- SET TASK
Give again only the lines beginning with the one that contains "The picture is" and ending with the one that contains "const chart = echarts.init(document.getElementById('chart'))"; include both of those lines.

■ ■ ■ ■

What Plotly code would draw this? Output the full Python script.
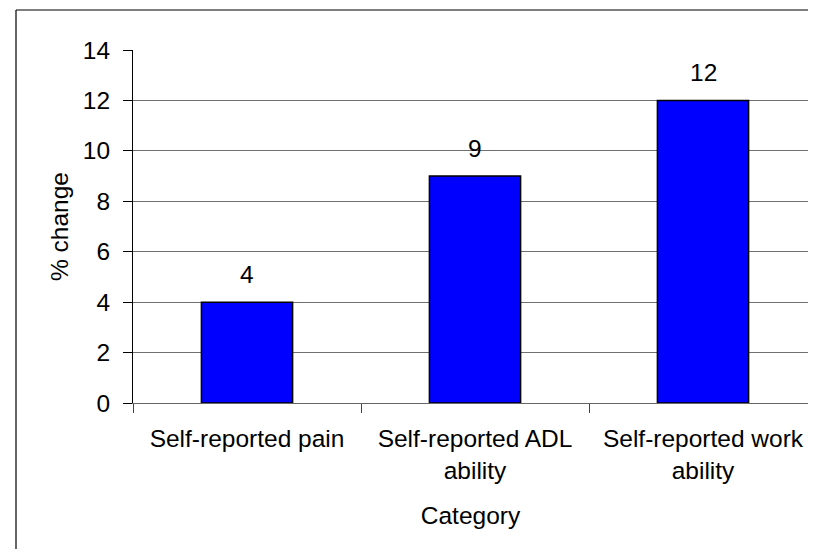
import plotly.graph_objects as go

categories = ["Self-reported pain", "Self-reported ADL<br>ability", "Self-reported work<br>ability"]
values = [4, 9, 12]
y_ticks = [0, 2, 4, 6, 8, 10, 12, 14]

FONT = "Liberation Sans, Arial, sans-serif"
FS = 24.5

fig = go.Figure()
fig.add_trace(go.Bar(
    x=categories, y=values,
    marker=dict(color="#0000FF", line=dict(color="black", width=1.5)),
    width=0.4,
    hoverinfo="skip",
))

for c, v in zip(categories, values):
    fig.add_annotation(x=c, y=v, text=str(v), showarrow=False, yshift=28,
                       font=dict(family=FONT, size=FS, color="black"))

# page has an 8px body margin; keep the figure inside the window
FW, FH = 800, 541
L, T, W, H = 125, 42, 675, 353
CAT_W = 228  # px per category in the reference; the plot is cut at the page edge

def px(x):
    return (x - L) / W

def py(y):
    return (T + H - y) / H

# outer chart border: only its left and top edges fall inside the page
border = dict(color="black", width=1.2)
fig.add_shape(type="line", xref="paper", yref="paper",
              x0=px(8), x1=px(8), y0=py(FH), y1=py(2), line=border, layer="below")
fig.add_shape(type="line", xref="paper", yref="paper",
              x0=px(8), x1=px(FW), y0=py(2), y1=py(2), line=border, layer="below")

fig.update_layout(
    width=FW, height=FH,
    margin=dict(l=L, r=FW - L - W, t=T, b=FH - T - H),
    paper_bgcolor="white", plot_bgcolor="white",
    showlegend=False,
    font=dict(family=FONT, size=FS, color="black"),
    xaxis=dict(
        type="category", range=[-0.5, -0.5 + W / CAT_W],
        tickson="boundaries", ticks="outside", ticklen=9, tickcolor="#444",
        showline=True, linecolor="#666", linewidth=1,
        showgrid=False, zeroline=False, ticklabelstandoff=14,
        tickfont=dict(family=FONT, size=FS, color="black"),
        title=dict(text="Category", standoff=23, font=dict(family=FONT, size=FS, color="black")),
    ),
    yaxis=dict(
        range=[0, 14], tickvals=y_ticks, ticktext=[str(t) for t in y_ticks],
        ticks="outside", ticklen=9, tickcolor="black",
        showline=True, linecolor="black", linewidth=1,
        showgrid=True, gridcolor="#707070", gridwidth=1,
        zeroline=False, ticklabelstandoff=8,
        tickfont=dict(family=FONT, size=FS, color="black"),
        title=dict(text="% change", standoff=7, font=dict(family=FONT, size=FS, color="black")),
    ),
)

fig.write_html("out.html")
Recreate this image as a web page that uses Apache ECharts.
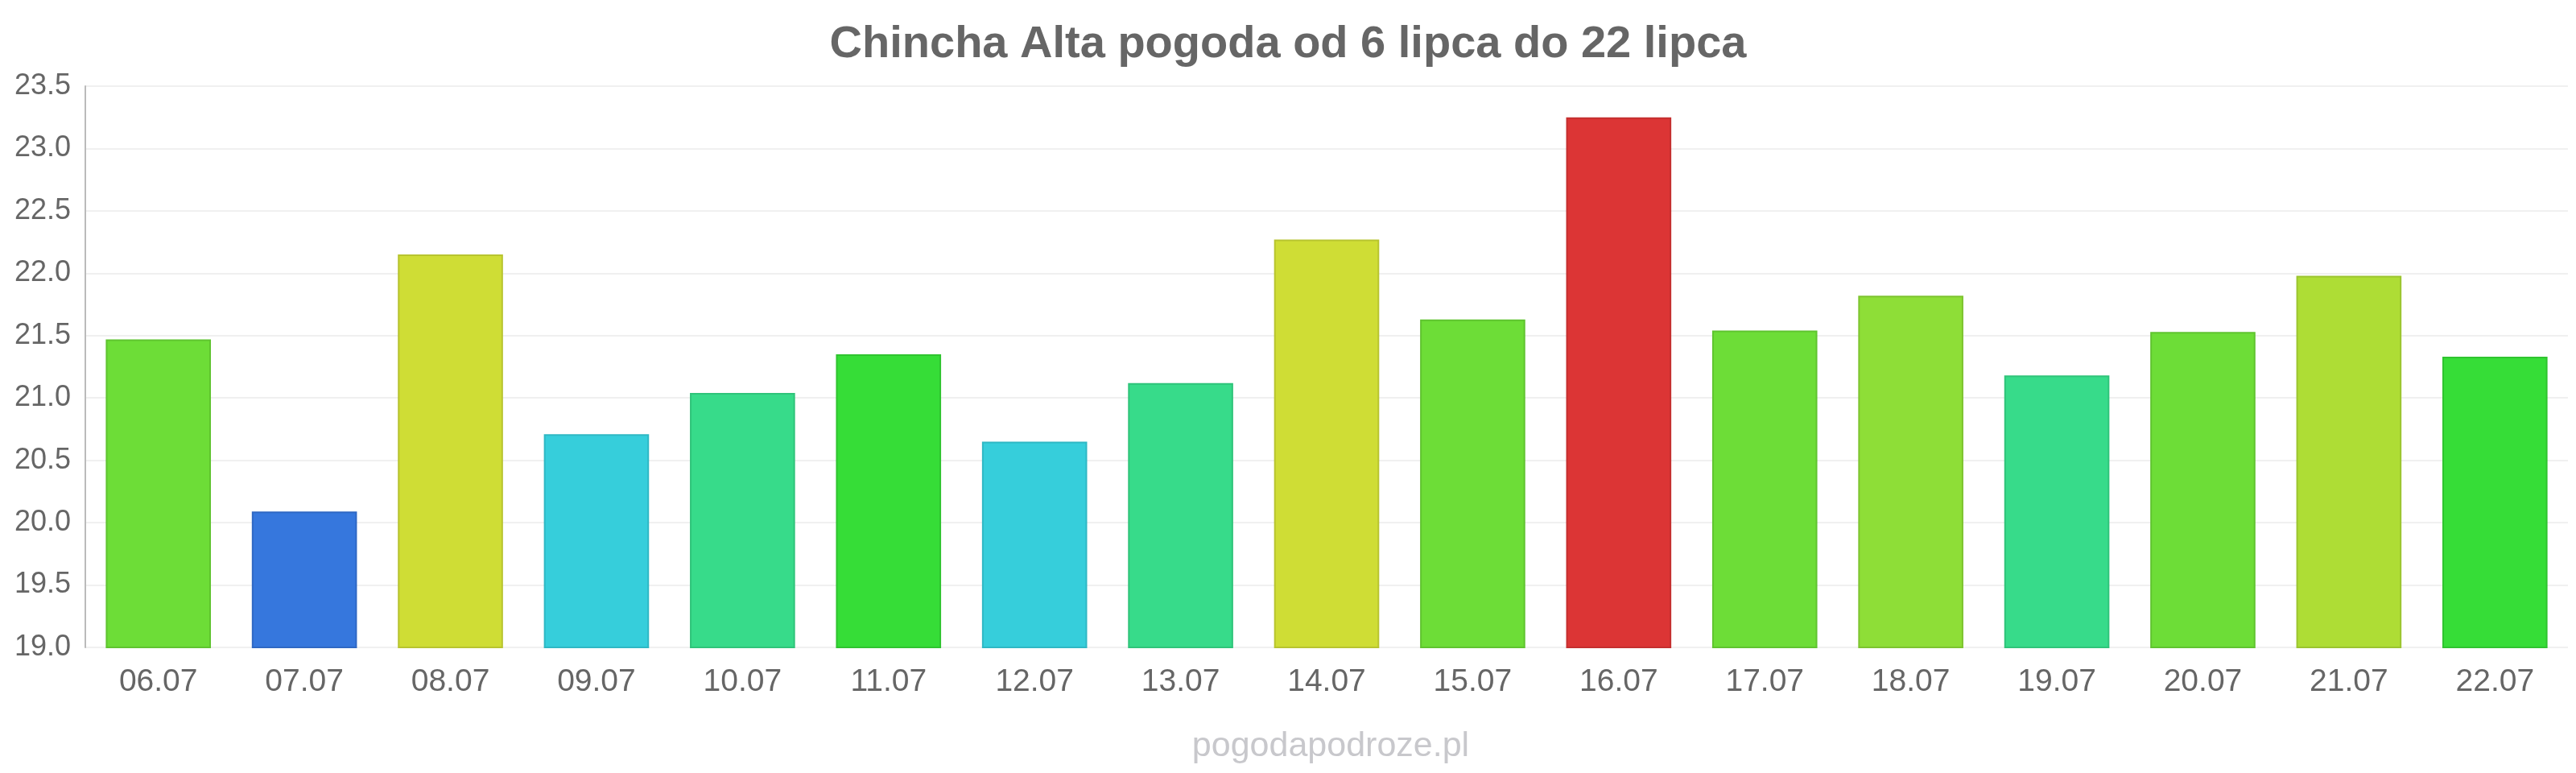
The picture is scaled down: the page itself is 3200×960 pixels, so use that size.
<!DOCTYPE html>
<html>
<head>
<meta charset="utf-8">
<script src="https://cdn.jsdelivr.net/npm/echarts@6/dist/echarts.min.js"></script>
<style>
  html, body { margin: 0; padding: 0; background: #fff; }
  #chart { width: 3200px; height: 960px; }
</style>
</head>
<body>
<div id="chart"></div>
<script>
const days = ['06.07', '07.07', '08.07', '09.07', '10.07', '11.07', '12.07', '13.07', '14.07',
  '15.07', '16.07', '17.07', '18.07', '19.07', '20.07', '21.07', '22.07']
const temps = [21.47, 20.09, 22.15, 20.71, 21.04, 21.35, 20.65, 21.12, 22.27,
  21.63, 23.25, 21.54, 21.82, 21.18, 21.53, 21.98, 21.33]
const yTicks = [19.0, 19.5, 20.0, 20.5, 21.0, 21.5, 22.0, 22.5, 23.0, 23.5]

// temperature colour scale: [upper bound, fill, border]
const scale = [
  [20.5, '#3677dd', '#2f68c4'],
  [21.0, '#36cedb', '#2fb8c4'],
  [21.25, '#37db8a', '#2fc47a'],
  [21.4, '#36dd37', '#2fc42f'],
  [21.75, '#6ddd37', '#5fc42f'],
  [21.9, '#8ede37', '#7dc42f'],
  [22.1, '#aedd35', '#9bc42f'],
  [22.6, '#cfdd35', '#b8c42f'],
  [99, '#dc3535', '#c42f2f']
]
const pick = v => scale.find(s => v < s[0])

const chart = echarts.init(document.getElementById('chart'))

const option = {
  animation: false,
  textStyle: { fontFamily: '"Liberation Sans", Arial, sans-serif' },
  title: [
    {
      text: 'Chincha Alta pogoda od 6 lipca do 22 lipca',
      left: 'center',
      top: 23,
      textStyle: { fontSize: 56, fontWeight: 'bold', color: '#666' }
    },
    {
      text: 'pogodapodroze.pl',
      left: 1648,
      textAlign: 'center',
      top: 901,
      textStyle: { fontSize: 43, fontWeight: 'normal', color: '#c8c8cc' }
    }
  ],
  grid: { left: 106, right: 10, top: 107, bottom: 156 },
  xAxis: {
    type: 'category',
    data: days,
    axisLine: { show: false },
    axisTick: { show: false },
    axisLabel: { fontSize: 39, color: '#666', margin: 24 }
  },
  yAxis: {
    type: 'value',
    min: yTicks[0],
    max: yTicks[yTicks.length - 1],
    interval: 0.5,
    axisLine: { show: true, lineStyle: { color: '#bbb', width: 2 } },
    axisTick: { show: false },
    splitLine: { lineStyle: { color: '#f0f0f0', width: 2 } },
    axisLabel: {
      fontSize: 36,
      color: '#666',
      margin: 18,
      formatter: v => v.toFixed(1)
    }
  },
  series: [{
    type: 'bar',
    barWidth: '72%',
    data: temps.map(v => {
      const c = pick(v)
      return { value: v, itemStyle: { color: c[1], borderColor: c[2], borderWidth: 2 } }
    })
  }]
}

chart.setOption(option)
</script>
</body>
</html>
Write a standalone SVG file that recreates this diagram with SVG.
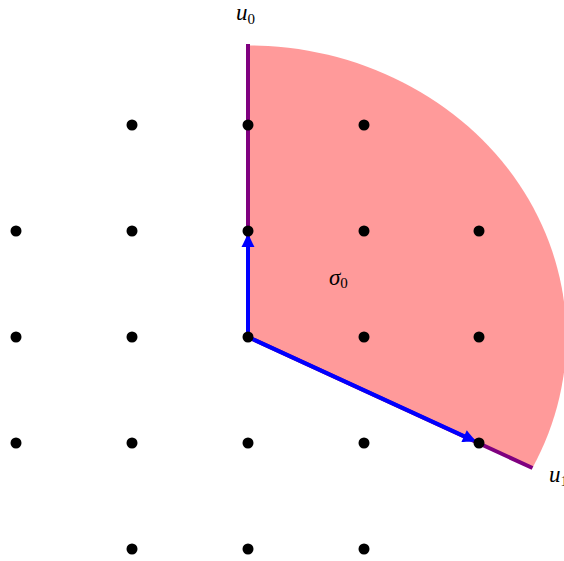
<svg xmlns="http://www.w3.org/2000/svg" width="564" height="561" viewBox="0 0 564 561">
  <style>
    .cone { fill: #ff9a9a; stroke: none; }
    .ray { stroke: #7f007f; stroke-width: 4; fill: none; }
    .vec { stroke: #0000ff; stroke-width: 4; fill: none; marker-end: url(#head); }
    .pt { fill: #000000; }
    .lbl { font-family: "Liberation Serif", "DejaVu Serif", serif; font-style: italic; font-size: 23px; fill: #000000; }
    .sub { font-family: "Liberation Serif", "DejaVu Serif", serif; font-style: normal; font-size: 15px; fill: #000000; }
  </style>
  <defs>
    <marker id="head" markerUnits="userSpaceOnUse" markerWidth="18" markerHeight="16" viewBox="0 -8 18 16" refX="1" refY="0" orient="auto" overflow="visible">
      <path d="M0,-6.5 C4,-4.5 10,-1.5 14,0 C10,1.5 4,4.5 0,6.5 Z" fill="#0000ff"/>
    </marker>
  </defs>
  <g id="cone-sigma0">
    <path class="cone" d="M248,337 L248,45.5 A318.3,291.5 0 0 1 532.7,467.4 Z"/>
  </g>
  <g id="connectors">
    <line id="ray-u0" class="ray" x1="248" y1="337" x2="248" y2="44"/>
    <line id="ray-u1" class="ray" x1="248" y1="337" x2="532.5" y2="468"/>
    <line id="vec-up" class="vec" x1="248" y1="337" x2="248" y2="246"/>
    <line id="vec-diag" class="vec" x1="248" y1="337" x2="465" y2="436.6"/>
  </g>
  <g id="lattice">
    <circle class="pt" cx="132" cy="125" r="5.5"/>
    <circle class="pt" cx="248" cy="125" r="5.5"/>
    <circle class="pt" cx="364" cy="125" r="5.5"/>
    <circle class="pt" cx="16" cy="231" r="5.5"/>
    <circle class="pt" cx="132" cy="231" r="5.5"/>
    <circle class="pt" cx="248" cy="231" r="5.5"/>
    <circle class="pt" cx="364" cy="231" r="5.5"/>
    <circle class="pt" cx="479" cy="231" r="5.5"/>
    <circle class="pt" cx="16" cy="337" r="5.5"/>
    <circle class="pt" cx="132" cy="337" r="5.5"/>
    <circle class="pt" cx="248" cy="337" r="5.5"/>
    <circle class="pt" cx="364" cy="337" r="5.5"/>
    <circle class="pt" cx="479" cy="337" r="5.5"/>
    <circle class="pt" cx="16" cy="443" r="5.5"/>
    <circle class="pt" cx="132" cy="443" r="5.5"/>
    <circle class="pt" cx="248" cy="443" r="5.5"/>
    <circle class="pt" cx="364" cy="443" r="5.5"/>
    <circle class="pt" cx="479" cy="443" r="5.5"/>
    <circle class="pt" cx="132" cy="549" r="5.5"/>
    <circle class="pt" cx="248" cy="549" r="5.5"/>
    <circle class="pt" cx="364" cy="549" r="5.5"/>
  </g>
  <g id="label-u0">
    <text class="lbl" x="236" y="20">u<tspan class="sub" dy="4">0</tspan></text>
  </g>
  <g id="label-sigma0">
    <text class="lbl" x="329" y="285">σ<tspan class="sub" dy="3">0</tspan></text>
  </g>
  <g id="label-u1">
    <text class="lbl" x="549" y="482">u<tspan class="sub" dy="4">1</tspan></text>
  </g>
</svg>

■ ■ ■ ■

- WRITTEN RESPONSE
The picture is scaled down: the page itself is 3200×960 pixels, so use that size.
<!DOCTYPE html>
<html>
<head>
<meta charset="utf-8">
<script src="https://cdn.jsdelivr.net/npm/echarts@6/dist/echarts.min.js"></script>
<style>
  html, body { margin: 0; padding: 0; background: #fff; }
  #chart { width: 3200px; height: 960px; }
</style>
</head>
<body>
<div id="chart"></div>
<script>
const days = ['06.07', '07.07', '08.07', '09.07', '10.07', '11.07', '12.07', '13.07', '14.07',
  '15.07', '16.07', '17.07', '18.07', '19.07', '20.07', '21.07', '22.07']
const temps = [21.47, 20.09, 22.15, 20.71, 21.04, 21.35, 20.65, 21.12, 22.27,
  21.63, 23.25, 21.54, 21.82, 21.18, 21.53, 21.98, 21.33]
const yTicks = [19.0, 19.5, 20.0, 20.5, 21.0, 21.5, 22.0, 22.5, 23.0, 23.5]

// temperature colour scale: [upper bound, fill, border]
const scale = [
  [20.5, '#3677dd', '#2f68c4'],
  [21.0, '#36cedb', '#2fb8c4'],
  [21.25, '#37db8a', '#2fc47a'],
  [21.4, '#36dd37', '#2fc42f'],
  [21.75, '#6ddd37', '#5fc42f'],
  [21.9, '#8ede37', '#7dc42f'],
  [22.1, '#aedd35', '#9bc42f'],
  [22.6, '#cfdd35', '#b8c42f'],
  [99, '#dc3535', '#c42f2f']
]
const pick = v => scale.find(s => v < s[0])

const chart = echarts.init(document.getElementById('chart'))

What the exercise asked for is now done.